Sand and dirt particles cause your flooring to age prematurely. If you take a look at the soles of your shoes you'll no longer wonder why our floors seem to stain and show wear in so little time. The sand and dirt grind away at the surface of the floor, setting in stubborn stains. Removing your shoes before walking on the surface of your floors is one simple way to prevent staining.

As soon as slate flooring is laid it's important to think about prevention. First, sweep the floor clean of all dust and dirt. Use a neutral cleaner to remove the dirt, but not the shine, from the floor. There are many, many cleansers to choose from; some well-known brands are Marblelife, Ezkleen, and Stonetech as well as many, many others. Warm water is another option that some find most reliable, and for obvious reasons, the most cost efficient. The important thing to remember is that the cleanser must not contain acids, as they will break down the slate, causing costly repair or replacement.

Next, you'll want to apply two or three coats of stone and tile sealer to your slate flooring using a cotton string mop. Sealant can be found at your tile store, or wherever you purchase slate cleaners. Marblelife and Stonetech, mentioned above, also make slate tile sealant. You'll want to make sure to let each coat of sealant dry for thirty minutes before applying the next coat, to ensure the best protection possible.

For floors with an old finish, apply wax stripper to the floor and let it stand for three to five minutes, then break up the wax with a nylon bristled brush. Remove all the old wax with a mop, and then thoroughly cleanse floor with clean water, then seal it as indicated above. Resealing floors regularly is the best prevention of early wear and set in stains.

A sealed slate floor should be easier to clean and maintain, but spills should still be cleaned immediately. Cleaning stains out of slate and grout can test even the most patient person. Grout is very porous by nature, which means that liquids soak right through it. If you do not have colored grout, spray the stained area with a fifty-fifty solution of hydrogen peroxide and water directly on the stained area, letting it soak for fifteen minutes, and repeat. Again, only use this method of stain removal if you do not have colored grout. Peroxide is bleach, and will pull the color right out of your grout.

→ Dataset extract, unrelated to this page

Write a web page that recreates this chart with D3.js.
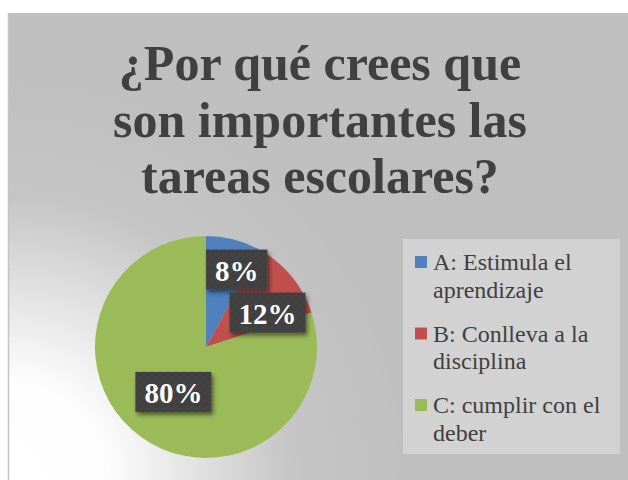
<!DOCTYPE html>
<html><head><meta charset="utf-8">
<script src="https://cdn.jsdelivr.net/npm/d3@7"></script>
<style>html,body{margin:0;padding:0;background:#fff;}svg{display:block;}</style>
</head><body>
<svg id="c" width="628" height="480"></svg>
<script>
const titleLines = ["¿Por qué crees que", "son importantes las", "tareas escolares?"];
const categories = ["A: Estimula el aprendizaje", "B: Conlleva a la disciplina", "C: cumplir con el deber"];
const values = [8, 12, 80];
const labels = ["8%", "12%", "80%"];
const colors = ["#4f81bd", "#c0504d", "#9bbb59"];

const svg = d3.select("#c");
const W = 628, H = 480;
const serif = "'Liberation Serif', 'DejaVu Serif', serif";
const defs = svg.append("defs");

const rg = defs.append("radialGradient").attr("id", "bg")
  .attr("gradientUnits", "userSpaceOnUse")
  .attr("cx", 8).attr("cy", 480).attr("r", 400);
rg.append("stop").attr("offset", "0").attr("stop-color", "#ffffff");
rg.append("stop").attr("offset", "0.25").attr("stop-color", "#fdfdfd");
rg.append("stop").attr("offset", "0.7").attr("stop-color", "#c6c6c6");
rg.append("stop").attr("offset", "1").attr("stop-color", "#bfbfbf");

const sh = defs.append("filter").attr("id", "sh").attr("x", "-20%").attr("y", "-20%").attr("width", "150%").attr("height", "160%");
sh.append("feDropShadow").attr("dx", 2).attr("dy", 3).attr("stdDeviation", 2).attr("flood-color", "#000").attr("flood-opacity", 0.5);

const pat = defs.append("pattern").attr("id", "tex").attr("patternUnits", "userSpaceOnUse").attr("width", 8).attr("height", 8);
pat.append("rect").attr("width", 8).attr("height", 8).attr("fill", "#404040");
pat.append("path").attr("d", "M0,6 L3,3 M4,8 L7,5").attr("stroke", "#4c4c4c").attr("stroke-width", 1);

// background
svg.append("rect").attr("x", 8).attr("y", 13).attr("width", W - 8).attr("height", H - 13).attr("fill", "url(#bg)");
svg.append("line").attr("x1", 8.5).attr("x2", 8.5).attr("y1", 13).attr("y2", H).attr("stroke", "#c4c4c4").attr("stroke-width", 1.5);

// title
const title = svg.append("text").attr("text-anchor", "middle").attr("fill", "#404040")
  .attr("font-family", serif).attr("font-weight", "bold").attr("font-size", 50);
titleLines.forEach((t, i) => {
  title.append("tspan").attr("x", 320).attr("y", 80 + i * 56.5).text(t);
});

// pie
const cx = 206, cy = 347, r = 111;
const pie = d3.pie().sort(null).value(d => d)(values);
const arc = d3.arc().innerRadius(0).outerRadius(r);
const g = svg.append("g").attr("transform", `translate(${cx},${cy})`);
g.selectAll("path.s").data(pie).join("path").attr("class", "s")
  .attr("d", arc).attr("fill", (d, i) => colors[i]);

// labels (best-fit style)
const placed = [];
pie.forEach((d, i) => {
  const big = (d.endAngle - d.startAngle) > Math.PI;
  const lr = big ? r * 0.5 : r * 0.72;
  const la = d3.arc().innerRadius(lr).outerRadius(lr);
  let [x, y] = la.centroid(d);
  const lg = g.append("g");
  const t = lg.append("text").attr("text-anchor", "middle").attr("fill", "#fff")
    .attr("font-family", serif).attr("font-weight", "bold").attr("font-size", 29)
    .attr("dominant-baseline", "central").text(labels[i]);
  const bb = t.node().getBBox();
  const bw = bb.width + 18, bh = 40;
  if (d.endAngle <= Math.PI && x - bw / 2 < 0) x = bw / 2;
  for (const p of placed) {
    if (Math.abs(p.x - x) < (p.w + bw) / 2 && Math.abs(p.y - y) < (p.h + bh) / 2) {
      y = p.y + (p.h + bh) / 2 + 3;
    }
  }
  placed.push({x, y, w: bw, h: bh});
  lg.insert("rect", "text").attr("x", x - bw / 2).attr("y", y - bh / 2).attr("width", bw).attr("height", bh)
    .attr("fill", "url(#tex)").attr("filter", "url(#sh)");
  t.attr("x", x).attr("y", y + 1);
});

// legend
const lgX = 403, lgY = 239;
svg.append("rect").attr("x", lgX).attr("y", lgY).attr("width", 217).attr("height", 215)
  .attr("fill", "#ffffff").attr("fill-opacity", 0.3);
const maxW = 182;
categories.forEach((c, i) => {
  const y0 = lgY + 31 + i * 71.5;
  svg.append("rect").attr("x", 415).attr("y", y0 - 14).attr("width", 12).attr("height", 12).attr("fill", colors[i]);
  const t = svg.append("text").attr("fill", "#404040").attr("font-family", serif).attr("font-size", 24);
  const words = c.split(" ");
  let line = [], lines = [];
  const probe = t.append("tspan").attr("x", 433);
  words.forEach(w => {
    const test = line.concat([w]).join(" ");
    probe.text(test);
    if (probe.node().getComputedTextLength() > maxW && line.length) { lines.push(line.join(" ")); line = [w]; }
    else line.push(w);
  });
  lines.push(line.join(" "));
  probe.remove();
  lines.forEach((l, k) => t.append("tspan").attr("x", 433).attr("y", y0 + k * 27.5).text(l));
});
</script>
</body></html>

If the stain persists after spraying with the fifty-fifty solution, soak a paper towel or cotton rag with peroxide and place the towel directly over the stain for fifteen minutes. Placing the towel directly over the stain holds the peroxide on the stain, allowing more time for the stain to breakdown before the peroxide dries. If the stain still remains, create a paste of peroxide and baking soda, allowing the bubbling to settle before applying. Apply the paste to the stain and let it set, re-spraying with peroxide as it dries out. After letting the re-sprayed mixture dry, gently wipe with a warm towel and the area should be stain free.

Another easy option for stain removal is shaving cream, which usually does a great job removing even the most stubborn stains. Again, if you have colored grout it'd be best to test an inconspicuous area before applying it to an area that is highly visible, as bleaching could occur. Most tile stores also carry a product that looks like a stick of chalk and easily removes most stains. Remember, after removing stains from grout you need to reseal again to prevent permanent stains in the future.

The key to beautiful floors is prevention. Of course, aging and wear is normal, and eventual replacement must be expected. If your floors are well sealed and maintained they will easily exceed their life expectancy.